Alle sette Piazza della Vittoria era già in fermento: stavano per arrivare i due cortei organizzati, uno dalle sigle sindacali e l’altro dai metalmeccanici. C’è da difendere i posti di lavoro, più di ventimila tra indotto e diretto delle storiche acciaierie, oggi impantanate per la solita confusione tra poteri ed organi dello stato: la politica, il sindacato, le amministrazioni, gli imprenditori e, soprattutto, la magistratura. E c’è (ci sarebbe) da contemperare quei diritti con quelli alla salute e all’ambiente: i fatti, molto italiani, sono ben noti.
La mobilitazione ha interessato non soltanto la città jonica ma anche Genova e Mestre, con operai mobilitati per la stessa causa: quella tarantina.
La sera precedente nel rione Tamburi, limitrofo agli impianti e, pertanto, più esposto, c’è stata una fiaccolata seguita da una veglia di preghiera promossa dall’arcivescovo Filippo Santoro.
Intorno alle 8,30 i due cortei partiti separatamente si sono congiunti in piazza: 10mila persone (la solita metà, invece, secondo i dati della questura) accalcate sotto un sole che si faceva sempre più minaccioso. Arrivano i leader nazionali: c’è Luigi Angeletti (Uil), Raffaele Bonanni (Cisl) e Susanna Camuso (Cgil). E c’è Maurizio Landini, coriaceo leader dei metalmeccanici della Fiom-Cgil con i colleghi di categoria delle altre sigle. D’improvviso (?) la faccenda si complica per l’arrivo di un gruppo di Cobas ed esponenti dei centri sociali su un furgoncino dal quale promanavano i tradizionali fumogeni colorati. Scatta la pressione sulla piazza: spintoni, urla, minacce, lancio di uova sul palco, finché lo stesso Landini, in quel momento oratore, è costretto a fermarsi. La manifestazione si blocca. «Voi non ci rappresentate, siete la rovina d’Italia, dovevate venire qui prima che la magistratura si muovesse»: è stato questo il leit motiv della contestazione ai dirigenti sindacali, in gran parte spinta da quanti hanno -teoricamente- messo al primo posto la «tutela della salute e dell’ambiente» rispetto alla necessità di conservare un posto di lavoro per migliaia di famiglie. Solo Angeletti e Bonanni riescono ad intervenire, per la “rossa dei rossi”, Susanna Camusso, non c’è stata la possibilità almeno fino alla ripresa dopo lo stop.

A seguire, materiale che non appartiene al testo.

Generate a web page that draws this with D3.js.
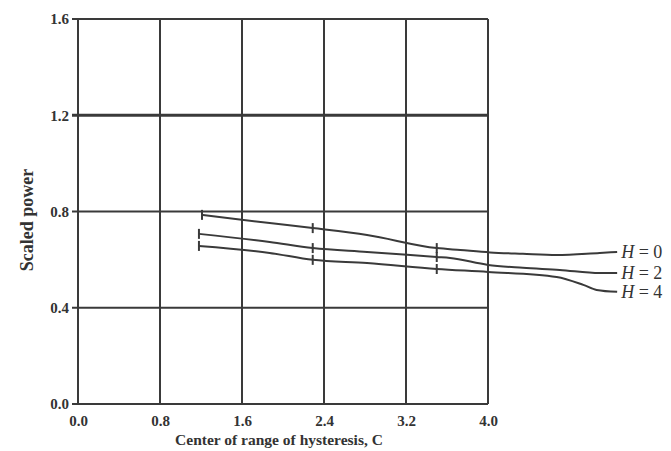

Coniugare il diritto al lavoro con la tutela della salute e dell’ambiente: in sintesi è quel che un po’ tutti hanno urlato in piazza, auspici cui facevano eco analoghi inviti da parte dei tanti politici che hanno dettato fiumi di dichiarazioni alle agenzie: da Bersani a Di Pietro, da Alfano a Fassina a D’Antoni, etc. Nulla di nuovo, pur nella seria e drammatica situazione.
Mentre tutto ciò avveniva sullo Jonio, dall’altra parte, sull’Adriatico, a Bari, si era in fibrillazione per l’incontro istituzionale con il ministro dell’Ambiente, Corrado Clini, il presidente della Regione Vendola, l’ex governatore Fitto, il presidente dell’Ilva e le varie rappresentanze politiche ed istituzionali. E qui inizia il vero balletto: da un lato la Regione, unitamente alla deputazione parlamentare locale, chiede un decreto legge al governo perché il protocollo d’intesa del 26 luglio scorso (oltre 300milioni per la bonifica) produca effetti immediati con forza di legge; dall’altro il ministro Clini, che dice: «Il governo adotterà un provvedimento d’urgenza per fare in modo che il protocollo sia efficacemente operativo. Stiamo valutando se sarà un Dl o un’ordinanza di protezione civile. L’incontro con Ilva è andato molto bene perché l’azienda ha dichiarato di voler adottare un approccio diverso dal passato nei confronti delle amministrazioni e di superare i contenziosi». In pratica né Clini, né Passera (accusato, tra l’altro, da Fassina di non essersi fatto vivo in una vicenda che gli compete da vicino) hanno ancora idea di come superare l’impasse. Bisognerà attendere oggi. Forse.
Vendola, dal suo canto, ha “narrato” così: «Taranto ha fatto molto per l’Italia, l’Italia deve fare qualcosa per Taranto: la Regione ha dovuto surrogare un vuoto normativo, in Italia non c’è una legislazione come la nostra per l’abbattimento delle diossine, del pm10, del benzo(a)pirene, delle polveri sottili». «Noi siamo pronti, dopodomani ci sarà un’udienza al Riesame e diremo quali sono le nostre ragioni, consapevoli di non aver mai infranto la legge» ha detto Bruno Ferrante, presidente dell’Ilva, uscendo dal vertice.